New government measures aim to make it easier for UK small firms
By: William Hobson
08 November 2010
A series of measures recently unveiled by the government aim to make it easier to start your own business and for small firms to do business in the UK, reports BBC News.
Announced at a summit attended by Business Secretary Vince Cable, Business Minister Mark Prisk, Cabinet Office Minister Francis Maude and new enterprise tsar Lord Young, the measures focus on improving access to finance and making it easier for small and medium-sized enterprises (SMEs) to take work from the public sector.
"As a former small business owner I know how important our SMEs are to the growth of this country," said Mr Prisk. "I entered government with the goal of making this the most entrepreneurial decade in our history and I'm confident that today's announcements will make that a reality."

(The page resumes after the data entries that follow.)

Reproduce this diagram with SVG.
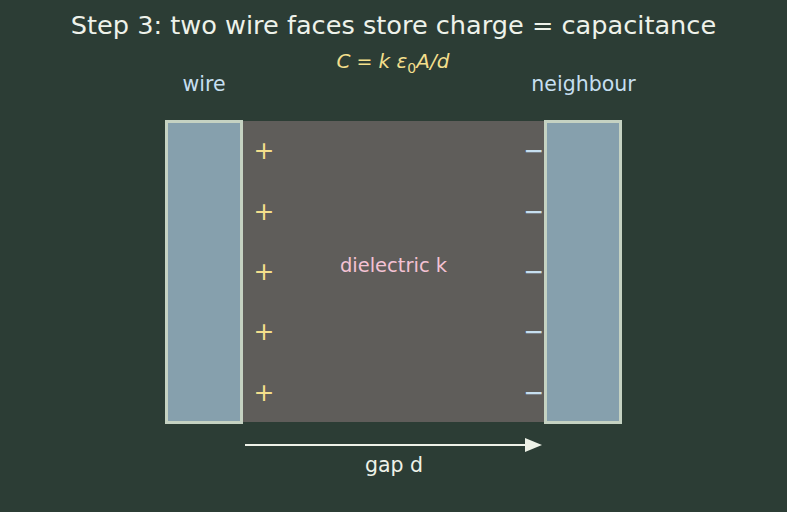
<svg xmlns="http://www.w3.org/2000/svg" width="787" height="512" viewBox="0 0 787 512">
<defs>
<style>
text{font-family:"DejaVu Sans","Liberation Sans",sans-serif;text-anchor:middle}
.plate{fill:#86a0ad;stroke:#c5d2c2;stroke-width:3}
.plus{fill:#f3df8c;font-size:25px}
.minus{fill:#c6dff0;font-size:25px}
.lbl{fill:#c6dff0;font-size:20.5px}
</style>
</defs>
<rect width="787" height="512" fill="#2c3d35"/>
<text x="393.5" y="34" font-size="25.6" fill="#eef2ea">Step 3: two wire faces store charge = capacitance</text>
<text x="393" y="68" font-size="20" fill="#f3df8c" font-style="italic">C<tspan font-style="normal" font-size="19"> = </tspan>k ε<tspan font-size="14" dy="5" font-style="normal">0</tspan><tspan dy="-5">A/d</tspan></text>
<g id="dielectric">
<rect x="242" y="121" width="303" height="301" fill="#5f5d5a"/>
<text x="393.5" y="272" font-size="19.5" fill="#f4c2d4">dielectric k</text>
</g>
<g id="wire">
<rect class="plate" x="166.5" y="121.5" width="75" height="301"/>
<text class="lbl" x="204" y="91">wire</text>
<text class="plus" x="264" y="159">+</text>
<text class="plus" x="264" y="220">+</text>
<text class="plus" x="264" y="280">+</text>
<text class="plus" x="264" y="340">+</text>
<text class="plus" x="264" y="401">+</text>
</g>
<g id="neighbour">
<rect class="plate" x="545.5" y="121.5" width="75" height="301"/>
<text class="lbl" x="583.5" y="91">neighbour</text>
<text class="minus" x="534" y="159">−</text>
<text class="minus" x="534" y="220">−</text>
<text class="minus" x="534" y="280">−</text>
<text class="minus" x="534" y="340">−</text>
<text class="minus" x="534" y="401">−</text>
</g>
<g id="connectors">
<line x1="245" y1="445" x2="528" y2="445" stroke="#eef2e8" stroke-width="2.2"/>
<polygon points="525,438 542,445 525,452" fill="#eef2e8"/>
<text x="394" y="472" font-size="20.5" fill="#eef2e8">gap d</text>
</g>
</svg>
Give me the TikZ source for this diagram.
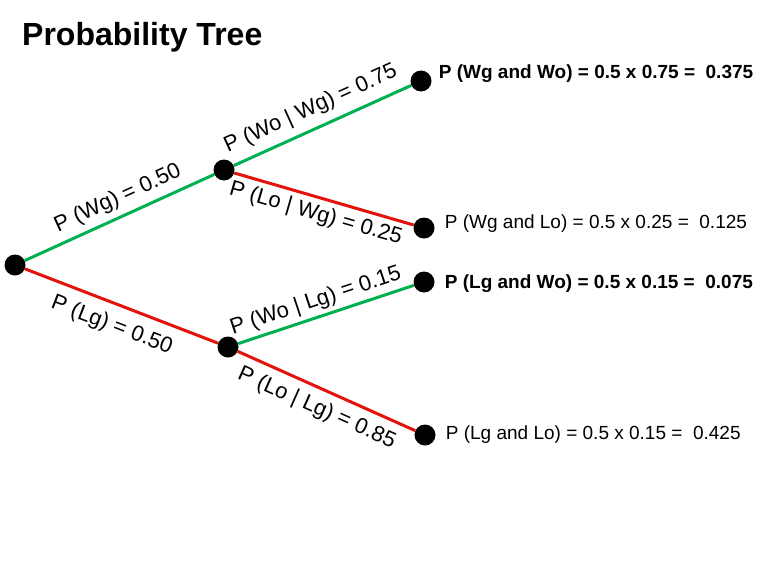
\documentclass[tikz,border=0pt]{standalone}
\usepackage{fontspec}
\setmainfont{Liberation Sans}
\usetikzlibrary{positioning}
\definecolor{wingreen}{HTML}{00B050}
\definecolor{lossred}{HTML}{E3120B}
\tikzset{
  dot/.style={circle,fill=black,inner sep=0pt,minimum size=21pt},
  win/.style={draw=wingreen,line width=3pt},
  loss/.style={draw=lossred,line width=3pt},
  prob/.style={sloped,font=\fontsize{22}{22}\selectfont,inner sep=2pt},
  outcome/.style={font=\fontsize{19}{19}\selectfont,inner sep=0pt}
}
\begin{document}
\begin{tikzpicture}[x=1pt,y=-1pt]
\useasboundingbox (0,0) rectangle (768,576);
\node[font=\fontsize{32}{32}\selectfont\bfseries,anchor=base west,inner sep=0pt] (title) at (22,45) {Probability Tree};
\node[dot] (root) at (15,265) {};
\node[dot] (wg) at (224,170) {};
\node[dot] (lg) at (228,347) {};
\node[dot] (wgwo) at (421,81) {};
\node[dot] (wglo) at (424,228) {};
\node[dot] (lgwo) at (424,282) {};
\node[dot] (lglo) at (425,435) {};
\draw[win] (root) -- node[prob,pos=0.53,above=4pt] {P (Wg) = 0.50} (wg);
\draw[loss] (root) -- node[prob,pos=0.49,below=8pt] {P (Lg) = 0.50} (lg);
\draw[win] (wg) -- node[prob,pos=0.48,above=6pt] {P (Wo | Wg) = 0.75} (wgwo);
\draw[loss] (wg) -- node[prob,pos=0.48,below=3pt] {P (Lo | Wg) = 0.25} (wglo);
\draw[win] (lg) -- node[prob,pos=0.47,above=2pt] {P (Wo | Lg) = 0.15} (lgwo);
\draw[loss] (lg) -- node[prob,pos=0.49,below=6pt] {P (Lo | Lg) = 0.85} (lglo);
\node[outcome,anchor=west,right=7pt of wgwo,yshift=7pt,font=\fontsize{19}{19}\selectfont\bfseries] (pwgwo) {P (Wg and Wo) = 0.5 x 0.75 =\ \ 0.375};
\node[outcome,anchor=west,right=10pt of wglo,yshift=4pt] (pwglo) {P (Wg and Lo) = 0.5 x 0.25 =\ \ 0.125};
\node[outcome,anchor=west,right=10pt of lgwo,yshift=-2pt,font=\fontsize{19}{19}\selectfont\bfseries] (plgwo) {P (Lg and Wo) = 0.5 x 0.15 =\ \ 0.075};
\node[outcome,anchor=west,right=10pt of lglo] (plglo) {P (Lg and Lo) = 0.5 x 0.15 =\ \ 0.425};
\end{tikzpicture}
\end{document}
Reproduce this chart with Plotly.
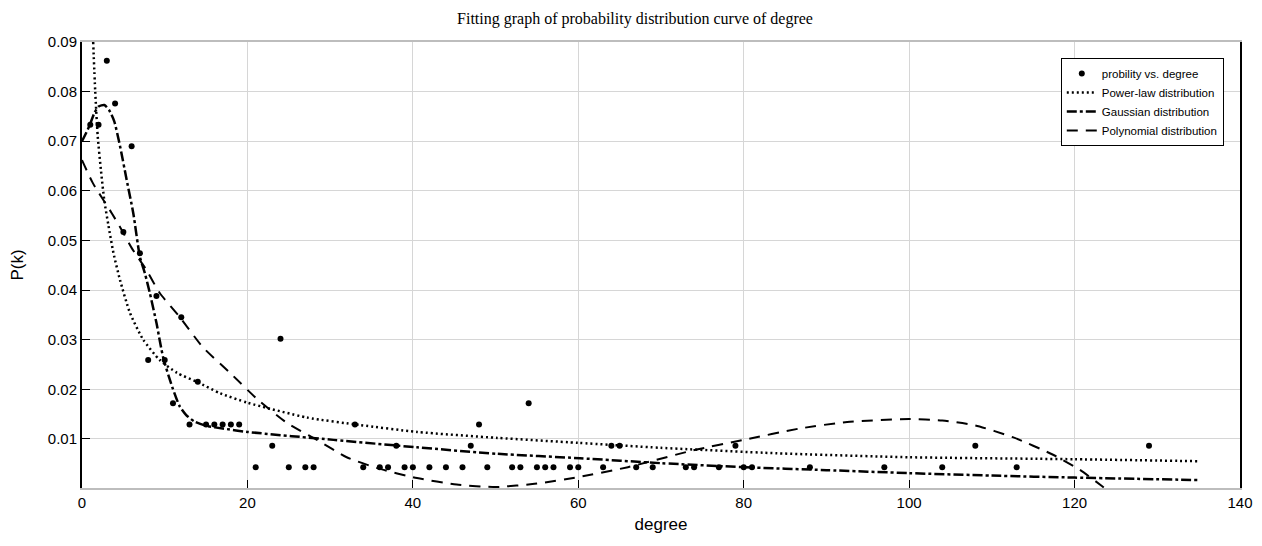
import plotly.graph_objects as go

# Observed data (degree, probability)
degree = [1, 2, 3, 4, 5, 6, 7, 8, 9, 10, 11, 12, 13, 14, 15, 16, 17, 18, 19,
          21, 23, 24, 25, 27, 28, 33, 34, 36, 37, 38, 39, 40, 42, 44, 46, 47, 48,
          49, 52, 53, 54, 55, 56, 57, 59, 60, 63, 64, 65, 67, 69, 73, 74, 77, 79,
          80, 81, 88, 97, 104, 108, 113, 129]
prob = [0.0733, 0.0733, 0.0862, 0.0776, 0.0517, 0.0690, 0.0474, 0.0259, 0.0388, 0.0259,
        0.0172, 0.0345, 0.0129, 0.0215, 0.0129, 0.0129, 0.0129, 0.0129, 0.0129,
        0.0043, 0.0086, 0.0302, 0.0043, 0.0043, 0.0043, 0.0129, 0.0043, 0.0043, 0.0043,
        0.0086, 0.0043, 0.0043, 0.0043, 0.0043, 0.0043, 0.0086, 0.0129,
        0.0043, 0.0043, 0.0043, 0.0172, 0.0043, 0.0043, 0.0043, 0.0043, 0.0043,
        0.0043, 0.0086, 0.0086, 0.0043, 0.0043, 0.0043, 0.0043, 0.0043, 0.0086,
        0.0043, 0.0043, 0.0043, 0.0043, 0.0043, 0.0086, 0.0043, 0.0086]

# Power-law fit curve
pl_x = [1.35, 1.6, 1.9, 2.3, 2.7, 3.2, 3.8, 4.6, 5.8, 7.4, 9.4, 11.5, 13.9, 16.7, 20,
        27.2, 33.6, 40.5, 50.2, 60, 70, 84, 100, 120, 135]
pl_y = [0.090, 0.080, 0.071, 0.064, 0.058, 0.053, 0.0475, 0.0420, 0.0354, 0.0300,
        0.0259, 0.0233, 0.0215, 0.0192, 0.0173, 0.0143, 0.0128, 0.0114, 0.0102, 0.0092,
        0.0082, 0.0071, 0.0063, 0.0059, 0.0055]

# Gaussian fit curve
ga_x = [0, 0.85, 1.5, 2.0, 2.7, 3.3, 3.9, 4.6, 5.4, 6.2, 7.0, 7.6, 8.2, 9.0, 9.8, 10.9,
        11.8, 12.6, 13.6, 15.1, 17, 20, 30.4, 40.5, 50.2, 60.2, 70, 80, 90, 100, 110, 120, 135]
ga_y = [0.0700, 0.0729, 0.0757, 0.0770, 0.0773, 0.0762, 0.0740, 0.0690, 0.0622, 0.0555,
        0.0467, 0.0434, 0.0394, 0.0334, 0.0265, 0.0205, 0.0166, 0.0148, 0.0135, 0.0126,
        0.0121, 0.0114, 0.0098, 0.0083, 0.0070, 0.0061, 0.0051, 0.0043, 0.0037, 0.0031,
        0.0026, 0.0022, 0.0017]

# Polynomial fit curve
po_x = [0, 1.3, 3.6, 4.8, 6.0, 7.8, 9.4, 11.8, 14.6, 17.9, 21.2, 24.8, 28.4, 32,
        35.7, 40.5, 45.3, 50, 55, 60, 66, 73.9, 80, 86.8, 92.5, 100, 104, 108, 112.6,
        117.4, 120.7, 123.3, 124.5]
po_y = [0.0662, 0.0616, 0.0555, 0.0521, 0.0485, 0.0440, 0.0394, 0.0346, 0.0285, 0.0233,
        0.0180, 0.0132, 0.0098, 0.0063, 0.0041, 0.0021, 0.0008, 0.0003, 0.0010, 0.0023,
        0.0043, 0.0077, 0.0098, 0.0121, 0.0134, 0.0140, 0.0137, 0.0127, 0.0103,
        0.0068, 0.0037, 0.0005, -0.0010]

x_ticks = [0, 20, 40, 60, 80, 100, 120, 140]
y_ticks = [0.01, 0.02, 0.03, 0.04, 0.05, 0.06, 0.07, 0.08, 0.09]

fig = go.Figure()
fig.add_trace(go.Scatter(x=degree, y=prob, mode="markers", name="probility vs. degree",
                         marker=dict(color="black", size=6)))
fig.add_trace(go.Scatter(x=pl_x, y=pl_y, mode="lines", name="Power-law distribution",
                         line=dict(color="black", width=2.5, dash="2px,3px", shape="spline", smoothing=0.6)))
fig.add_trace(go.Scatter(x=ga_x, y=ga_y, mode="lines", name="Gaussian distribution",
                         line=dict(color="black", width=2.5, dash="10px,3px,3px,3px", shape="spline", smoothing=0.6)))
fig.add_trace(go.Scatter(x=po_x, y=po_y, mode="lines", name="Polynomial distribution",
                         line=dict(color="black", width=2, dash="11px,8px", shape="spline", smoothing=0.6)))

fig.update_layout(
    width=1254, height=538,
    margin=dict(l=74, r=22, t=34, b=58),
    paper_bgcolor="white", plot_bgcolor="white",
    title=dict(text="Fitting graph of probability distribution curve of degree",
               x=0.5, xanchor="center", y=0.981, yanchor="middle",
               font=dict(family="Liberation Serif, Times New Roman, serif", size=16, color="black")),
    font=dict(family="Liberation Sans, Arial, sans-serif", size=15, color="black"),
    showlegend=True,
    legend=dict(x=0.986, y=0.964, xanchor="right", yanchor="top",
                bgcolor="white", bordercolor="black", borderwidth=1,
                font=dict(size=11.5, color="black"),
                tracegroupgap=0, itemwidth=30),
)
fig.update_xaxes(range=[0, 140], tickvals=x_ticks, showgrid=True, gridcolor="#d6d6d6",
                 showline=True, linecolor="#bdbdbd", linewidth=1.5, mirror=True,
                 ticks="inside", ticklen=8, tickcolor="black", zeroline=False,
                 automargin=False,
                 title=dict(text="degree", font=dict(size=17), standoff=8))
fig.update_yaxes(range=[0.0001, 0.09], tickvals=y_ticks, ticktext=[f"{v:.2f}" for v in y_ticks],
                 showgrid=True, gridcolor="#d6d6d6",
                 showline=True, linecolor="black", linewidth=2, mirror=True,
                 ticks="inside", ticklen=8, tickcolor="black", zeroline=False,
                 automargin=False,
                 title=dict(text="P(k)", font=dict(size=17), standoff=26))

fig.write_html("out.html")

Plans to help small firms win public sector contracts could lead to greater opportunities for UK franchising in areas such as logistics work and other vital services. The government has said it aims to remove any qualification barriers that prevent small firms from accessing government work, as well as introducing a requirement for all government contractors to pay suppliers within 30 days.
In addition, The Daily Mail reports that the Enterprise Finance Guarantee (EFG) scheme is to be extended for an additional four years. Ministers say this will allow 6,000 SMEs to get financial support per year by making some £2bn available to viable small firms without credit history or collateral.
The government has also committed an extra £200m to Enterprise Capital Funds - which allow businesses to sell debt in exchange for a stake of their business - and ministers say they will be holding talks with banks about drafting a new lending code. Finally, it has also announced that it means to "tackle the misconception that social tenants cannot start up a business," opening certain UK franchise opportunities to those in social housing.
Speaking in the Daily Mail, Prime Minister David Cameron said he sought to create a "new economic dynamism" for the UK.